# What needs to be done
Output all the data exactly. Pictures do not belong in the copy.

━━ Given material ━━

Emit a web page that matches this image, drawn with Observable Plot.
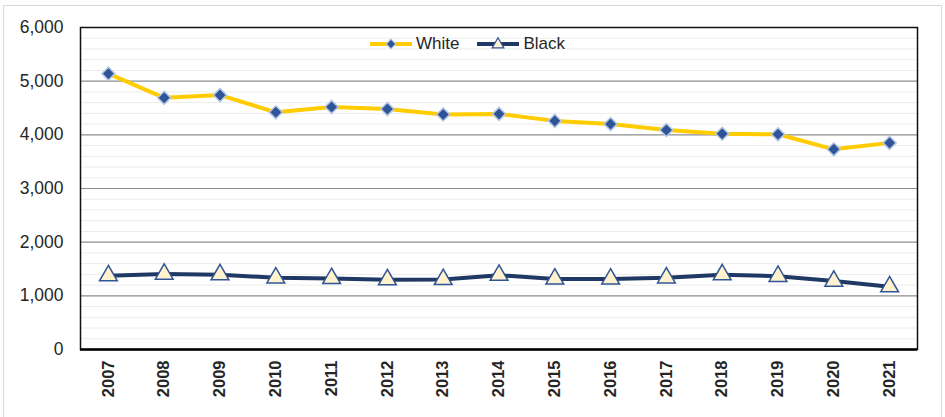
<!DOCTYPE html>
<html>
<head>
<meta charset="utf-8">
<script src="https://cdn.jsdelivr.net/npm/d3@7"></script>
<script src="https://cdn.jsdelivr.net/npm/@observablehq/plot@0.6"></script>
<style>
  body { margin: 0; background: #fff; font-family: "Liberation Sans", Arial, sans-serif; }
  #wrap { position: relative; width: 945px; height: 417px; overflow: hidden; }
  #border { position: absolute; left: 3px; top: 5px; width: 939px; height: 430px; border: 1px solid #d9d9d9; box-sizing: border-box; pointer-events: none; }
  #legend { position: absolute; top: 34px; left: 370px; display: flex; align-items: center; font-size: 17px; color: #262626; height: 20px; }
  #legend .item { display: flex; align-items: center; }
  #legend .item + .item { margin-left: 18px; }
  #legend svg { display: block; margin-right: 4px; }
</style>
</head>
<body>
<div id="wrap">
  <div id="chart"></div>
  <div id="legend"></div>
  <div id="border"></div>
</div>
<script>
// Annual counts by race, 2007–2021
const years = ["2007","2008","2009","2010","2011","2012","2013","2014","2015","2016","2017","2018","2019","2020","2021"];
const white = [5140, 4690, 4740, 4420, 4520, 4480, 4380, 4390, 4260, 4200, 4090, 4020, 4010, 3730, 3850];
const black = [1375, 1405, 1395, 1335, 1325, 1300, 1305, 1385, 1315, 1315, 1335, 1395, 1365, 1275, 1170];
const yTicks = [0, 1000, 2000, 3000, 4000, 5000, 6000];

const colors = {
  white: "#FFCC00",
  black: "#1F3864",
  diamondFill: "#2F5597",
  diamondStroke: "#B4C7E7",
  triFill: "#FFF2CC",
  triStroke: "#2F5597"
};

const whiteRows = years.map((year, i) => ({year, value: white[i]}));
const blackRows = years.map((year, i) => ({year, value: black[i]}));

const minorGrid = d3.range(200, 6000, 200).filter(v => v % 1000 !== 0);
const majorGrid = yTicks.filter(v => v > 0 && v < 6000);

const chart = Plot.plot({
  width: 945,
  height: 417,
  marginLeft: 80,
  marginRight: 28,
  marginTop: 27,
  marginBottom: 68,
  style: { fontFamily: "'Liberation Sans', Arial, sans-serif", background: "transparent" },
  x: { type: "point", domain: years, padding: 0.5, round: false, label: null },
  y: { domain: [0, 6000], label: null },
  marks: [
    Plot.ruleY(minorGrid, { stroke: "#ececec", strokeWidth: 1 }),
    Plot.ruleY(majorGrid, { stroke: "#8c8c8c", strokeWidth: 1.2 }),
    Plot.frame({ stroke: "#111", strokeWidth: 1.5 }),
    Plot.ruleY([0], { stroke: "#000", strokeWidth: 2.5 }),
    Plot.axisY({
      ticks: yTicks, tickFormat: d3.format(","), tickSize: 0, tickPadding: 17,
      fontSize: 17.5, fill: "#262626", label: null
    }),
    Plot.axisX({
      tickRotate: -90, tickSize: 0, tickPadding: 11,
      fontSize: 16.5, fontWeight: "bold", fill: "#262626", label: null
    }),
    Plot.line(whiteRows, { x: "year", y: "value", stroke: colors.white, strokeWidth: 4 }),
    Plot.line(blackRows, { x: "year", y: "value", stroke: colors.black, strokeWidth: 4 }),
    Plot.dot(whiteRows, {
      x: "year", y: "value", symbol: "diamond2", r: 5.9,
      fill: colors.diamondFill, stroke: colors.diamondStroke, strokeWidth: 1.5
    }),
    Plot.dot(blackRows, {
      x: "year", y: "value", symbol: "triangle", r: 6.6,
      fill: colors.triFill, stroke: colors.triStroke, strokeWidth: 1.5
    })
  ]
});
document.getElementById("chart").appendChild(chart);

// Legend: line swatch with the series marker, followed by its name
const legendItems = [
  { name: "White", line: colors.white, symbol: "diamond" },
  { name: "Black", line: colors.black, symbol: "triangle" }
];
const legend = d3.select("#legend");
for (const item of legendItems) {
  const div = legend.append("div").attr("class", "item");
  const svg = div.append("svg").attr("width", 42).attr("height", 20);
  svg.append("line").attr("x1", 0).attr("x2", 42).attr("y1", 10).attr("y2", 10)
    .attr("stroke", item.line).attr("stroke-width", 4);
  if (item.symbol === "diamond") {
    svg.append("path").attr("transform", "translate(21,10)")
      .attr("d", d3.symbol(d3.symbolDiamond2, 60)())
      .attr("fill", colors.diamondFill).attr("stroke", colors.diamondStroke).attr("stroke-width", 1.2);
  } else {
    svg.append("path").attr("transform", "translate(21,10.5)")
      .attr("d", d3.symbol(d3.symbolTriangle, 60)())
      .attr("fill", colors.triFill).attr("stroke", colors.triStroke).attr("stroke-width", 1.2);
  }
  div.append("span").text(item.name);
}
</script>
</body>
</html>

━━━

# Task answer
Emit a web page that matches this image, drawn with Observable Plot.
<!DOCTYPE html>
<html>
<head>
<meta charset="utf-8">
<script src="https://cdn.jsdelivr.net/npm/d3@7"></script>
<script src="https://cdn.jsdelivr.net/npm/@observablehq/plot@0.6"></script>
<style>
  body { margin: 0; background: #fff; font-family: "Liberation Sans", Arial, sans-serif; }
  #wrap { position: relative; width: 945px; height: 417px; overflow: hidden; }
  #border { position: absolute; left: 3px; top: 5px; width: 939px; height: 430px; border: 1px solid #d9d9d9; box-sizing: border-box; pointer-events: none; }
  #legend { position: absolute; top: 34px; left: 370px; display: flex; align-items: center; font-size: 17px; color: #262626; height: 20px; }
  #legend .item { display: flex; align-items: center; }
  #legend .item + .item { margin-left: 18px; }
  #legend svg { display: block; margin-right: 4px; }
</style>
</head>
<body>
<div id="wrap">
  <div id="chart"></div>
  <div id="legend"></div>
  <div id="border"></div>
</div>
<script>
// Annual counts by race, 2007–2021
const years = ["2007","2008","2009","2010","2011","2012","2013","2014","2015","2016","2017","2018","2019","2020","2021"];
const white = [5140, 4690, 4740, 4420, 4520, 4480, 4380, 4390, 4260, 4200, 4090, 4020, 4010, 3730, 3850];
const black = [1375, 1405, 1395, 1335, 1325, 1300, 1305, 1385, 1315, 1315, 1335, 1395, 1365, 1275, 1170];
const yTicks = [0, 1000, 2000, 3000, 4000, 5000, 6000];

const colors = {
  white: "#FFCC00",
  black: "#1F3864",
  diamondFill: "#2F5597",
  diamondStroke: "#B4C7E7",
  triFill: "#FFF2CC",
  triStroke: "#2F5597"
};

const whiteRows = years.map((year, i) => ({year, value: white[i]}));
const blackRows = years.map((year, i) => ({year, value: black[i]}));

const minorGrid = d3.range(200, 6000, 200).filter(v => v % 1000 !== 0);
const majorGrid = yTicks.filter(v => v > 0 && v < 6000);

const chart = Plot.plot({
  width: 945,
  height: 417,
  marginLeft: 80,
  marginRight: 28,
  marginTop: 27,
  marginBottom: 68,
  style: { fontFamily: "'Liberation Sans', Arial, sans-serif", background: "transparent" },
  x: { type: "point", domain: years, padding: 0.5, round: false, label: null },
  y: { domain: [0, 6000], label: null },
  marks: [
    Plot.ruleY(minorGrid, { stroke: "#ececec", strokeWidth: 1 }),
    Plot.ruleY(majorGrid, { stroke: "#8c8c8c", strokeWidth: 1.2 }),
    Plot.frame({ stroke: "#111", strokeWidth: 1.5 }),
    Plot.ruleY([0], { stroke: "#000", strokeWidth: 2.5 }),
    Plot.axisY({
      ticks: yTicks, tickFormat: d3.format(","), tickSize: 0, tickPadding: 17,
      fontSize: 17.5, fill: "#262626", label: null
    }),
    Plot.axisX({
      tickRotate: -90, tickSize: 0, tickPadding: 11,
      fontSize: 16.5, fontWeight: "bold", fill: "#262626", label: null
    }),
    Plot.line(whiteRows, { x: "year", y: "value", stroke: colors.white, strokeWidth: 4 }),
    Plot.line(blackRows, { x: "year", y: "value", stroke: colors.black, strokeWidth: 4 }),
    Plot.dot(whiteRows, {
      x: "year", y: "value", symbol: "diamond2", r: 5.9,
      fill: colors.diamondFill, stroke: colors.diamondStroke, strokeWidth: 1.5
    }),
    Plot.dot(blackRows, {
      x: "year", y: "value", symbol: "triangle", r: 6.6,
      fill: colors.triFill, stroke: colors.triStroke, strokeWidth: 1.5
    })
  ]
});
document.getElementById("chart").appendChild(chart);

// Legend: line swatch with the series marker, followed by its name
const legendItems = [
  { name: "White", line: colors.white, symbol: "diamond" },
  { name: "Black", line: colors.black, symbol: "triangle" }
];
const legend = d3.select("#legend");
for (const item of legendItems) {
  const div = legend.append("div").attr("class", "item");
  const svg = div.append("svg").attr("width", 42).attr("height", 20);
  svg.append("line").attr("x1", 0).attr("x2", 42).attr("y1", 10).attr("y2", 10)
    .attr("stroke", item.line).attr("stroke-width", 4);
  if (item.symbol === "diamond") {
    svg.append("path").attr("transform", "translate(21,10)")
      .attr("d", d3.symbol(d3.symbolDiamond2, 60)())
      .attr("fill", colors.diamondFill).attr("stroke", colors.diamondStroke).attr("stroke-width", 1.2);
  } else {
    svg.append("path").attr("transform", "translate(21,10.5)")
      .attr("d", d3.symbol(d3.symbolTriangle, 60)())
      .attr("fill", colors.triFill).attr("stroke", colors.triStroke).attr("stroke-width", 1.2);
  }
  div.append("span").text(item.name);
}
</script>
</body>
</html>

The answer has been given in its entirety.